You can register your shrine derivatives processor to be used by kithe lifecycle control (automatic creation, and inline/background control) by adding to an Attacher property in your custom uploader.

class AssetUploader < Kithe::uploader
  # kithe property
  Attacher.kithe_include_derivatives_processors += [:my_custom_processor]

  # pure shrine derivatives processor
  Attacher.derivatives(:my_custom_processor, download: false) do |original, **options|
    if process_any_kithe_derivative?([:huge_thumb, :tiny_thumb], **options)
      return_derivatives = {}

      if process_kithe_derivative?(:huge_thumb, **options)
        return_derivatives[:huge_thumb] = create_something_huge
      end

      if process_kithe_derivative?(:tny_thumb, **options)
        return_derivatives[:tiny_thumb] = create_something_tiny
      end

      return_derivatives
    else
      {}
    end
  end
end

Kithe provides those methods process_any_kithe_derivative? and process_kithe_derivative? that can be used to implement respect for :only, :except, and :lazy arguments.

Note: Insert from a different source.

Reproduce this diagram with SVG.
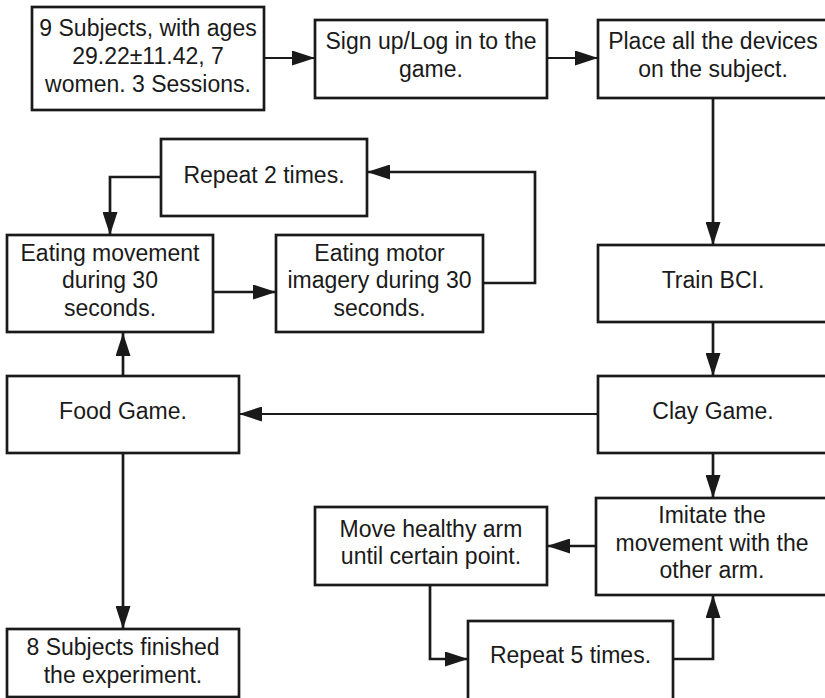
<svg xmlns="http://www.w3.org/2000/svg" width="825" height="698" viewBox="0 0 825 698">
<style>
.box{fill:#fff;stroke:#1a1a1a;stroke-width:2.7}
.t{font-family:"Liberation Sans",Arial,sans-serif;font-size:23px;fill:#1a1a1a;text-anchor:middle}
.c{fill:none;stroke:#1a1a1a;stroke-width:2.7;marker-end:url(#ah)}
.thin{stroke-width:1.8}
</style>
<defs>
<marker id="ah" markerUnits="userSpaceOnUse" markerWidth="23" markerHeight="15" refX="23" refY="7.5" orient="auto">
<path d="M0,0 L23,7.5 L0,15 Z" fill="#1a1a1a"/>
</marker>
</defs>
<rect width="825" height="698" fill="#fff"/>
<g id="connectors">
<path class="c thin" d="M264,58 H315"/>
<path class="c thin" d="M547,58 H598"/>
<path class="c" d="M713,98 V245"/>
<path class="c" d="M713,322 V376"/>
<path class="c thin" d="M598,414 H239"/>
<path class="c" d="M123,376 V333"/>
<path class="c" d="M213,292 H276"/>
<path class="c" d="M483,283 H535 V172 H367"/>
<path class="c" d="M161,177 H110 V235"/>
<path class="c" d="M123,453 V629"/>
<path class="c" d="M713,453 V498"/>
<path class="c" d="M596,546 H547"/>
<path class="c" d="M430,585 V659 H468"/>
<path class="c" d="M673,659 H713 V595"/>
</g>
<g id="n1"><rect class="box" x="32" y="7" width="232" height="103"/>
<text class="t" x="148" y="36">9 Subjects, with ages</text>
<text class="t" x="148" y="64">29.22±11.42, 7</text>
<text class="t" x="148" y="92">women. 3 Sessions.</text></g>
<g id="n2"><rect class="box" x="315" y="20" width="232" height="78"/>
<text class="t" x="431" y="49">Sign up/Log in to the</text>
<text class="t" x="431" y="77">game.</text></g>
<g id="n3"><rect class="box" x="598" y="20" width="232" height="78"/>
<text class="t" x="713" y="49">Place all the devices</text>
<text class="t" x="713" y="77">on the subject.</text></g>
<g id="n4"><rect class="box" x="161" y="139" width="206" height="77"/>
<text class="t" x="264" y="183">Repeat 2 times.</text></g>
<g id="n5"><rect class="box" x="7" y="235" width="206" height="97"/>
<text class="t" x="110" y="261">Eating movement</text>
<text class="t" x="110" y="288">during 30</text>
<text class="t" x="110" y="316">seconds.</text></g>
<g id="n6"><rect class="box" x="276" y="235" width="207" height="97"/>
<text class="t" x="379.5" y="261">Eating motor</text>
<text class="t" x="379.5" y="288">imagery during 30</text>
<text class="t" x="379.5" y="316">seconds.</text></g>
<g id="n7"><rect class="box" x="598" y="245" width="232" height="77"/>
<text class="t" x="713" y="288">Train BCI.</text></g>
<g id="n8"><rect class="box" x="7" y="376" width="232" height="77"/>
<text class="t" x="123" y="419">Food Game.</text></g>
<g id="n9"><rect class="box" x="598" y="376" width="232" height="77"/>
<text class="t" x="713" y="419">Clay Game.</text></g>
<g id="n10"><rect class="box" x="596" y="498" width="234" height="97"/>
<text class="t" x="712" y="523">Imitate the</text>
<text class="t" x="712" y="551">movement with the</text>
<text class="t" x="712" y="578">other arm.</text></g>
<g id="n11"><rect class="box" x="315" y="507" width="232" height="78"/>
<text class="t" x="431" y="537">Move healthy arm</text>
<text class="t" x="431" y="564">until certain point.</text></g>
<g id="n12"><rect class="box" x="468" y="621" width="205" height="80"/>
<text class="t" x="570.5" y="663">Repeat 5 times.</text></g>
<g id="n13"><rect class="box" x="7" y="629" width="232" height="68"/>
<text class="t" x="123" y="655">8 Subjects finished</text>
<text class="t" x="123" y="683">the experiment.</text></g>
</svg>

When you provide your own shrine derivative processor you need to implement support for only/except/lazy yourself, but these methods can be used to do it easily.

Rake tasks

Kithe gives you some rake tasks for creating derivatives in bulk. The tasks will not use ActiveJob, but create all derivatives inline, with a nice progress bar.

./bin/rake kithe:create_derivatives:lazy_defaults will go through all assets, and create derivatives for all derivative definitions you have configured, only for those derivative keys that don't yet exist. This is useful if you've added a new derivative definition, or otherwise want to ensure all derivatives are created.

./bin/rake kithe:create_derivatives has more flexibility specify derivative definitions to create and other parameters, including forcefully re-creating (if your definitions have changed). It also has the ability to create background jobs (ActiveJob) per asset for actual creation work.

Run ./bin/rake kithe:create_derivatives -- -h for some argument info. (Note the -- separator argument).

# IDs are friendlier_id
./bin/rake kithe:create_derivatives --work-id=tnroyhj,x7kpj2z

# Specify specific derivatives, and/or lazy creation (only if not already present)
./bin/rake kithe:create_derivatives --lazy --derivative=my_derivative_name,other

# Specify create per-asset bg jobs for creation
./bin/rake kithe:create_derivatives --lazy --bg

# Or specify specific ActiveJob queue too
./bin/rake kithe:create_derivatives --lazy --derivative=some_name --bg=queue_name

Manually modifying derivatives

You may want to add and replace derivatives without a definition, or to delete existing derivatives. Shrine gives you tools to do this, but it can be a bit tricky to do it in a concurrency-safe way (if multiple processes are editing derivatives at once), and to ensure there are no leftover temporary files on disk even in error conditions. (See https://discourse.shrinerb.com/t/derivatives-and-persistence/230 and shrinerb/shrine#468)

This functionality is provided by the kithe_peristed_derivatives Shrine plugin. In addition to the create_derivatives method mentioned, other concurrency-safe value-added methods are provided by kithe. For instance, it is safe to have two different background jobs using create_derivatives or update_derivatives at the same time with different keys -- all keys will get succesfully added.

You can use all of these methods with derivatives created by standard shrine derivatives processors, not just the kithe_derivatives processor.

Asset#remove_derivatives will delete derivatives, making sure the actual files are cleaned up from storage, and save the Asset model reflecting the change.

asset.remove_derivatives(:thumb_small)
asset.remove_derivatives(:thumb_small, :thumb_large)

You can add (or replace) derivatives, as a specified file, with Asset.update_derivative or update_derivatives.

asset.update_derivative(:thumb_small, File.open("something"))
asset.update_derivatives({ thumb_large: any_io_object)

Files passed in are assumed to be temporary and deleted, you can pass delete:false to disable this.

You can in fact pass in any options recognized by shrine add_derivatives, including custom storage location and storage upload options; as well as specified metadata to be attached to derivative.

Accessing derivatives

You access derivatives in the normal shrine way, they are just shrine derivatives once created, on the file attachment.

asset.file_derivatives # a hash of derivative keys and Shrine::UploadedFile objects
asset.file_derivatives.has_key?(:thumb_small) # do we have one?
asset.file_derivatives[:thumb_small].exists? # is it in place on storage as expected?
asset.file(:thumb_small) # Shrine::Uploaded file for :thumb_small derivative
asset.file_url(:thumb_small) # one way to get derivative url
# can pass usual shrine options, in this case for S3 storage...
asset.file_url(:thumb_small, public: false, expires_in: time)

Derivatives also have some basic metadata calculated and available.

asset.file_derivatives[:thumb_small].content_type
asset.file_derivatives[:thumb_small].size # in bytes

# for images only:
asset.file_derivatives[:thumb_small].width
asset.file_derivatives[:thumb_small].height

asset.file_derivatives[:thumb_small].metadata # hash with string keys

You can add more metadata extractors for derivatives using standard shrine techniques.

See guidance for delivering files to browser in File Handling Guide, it all applies to derivatives as well.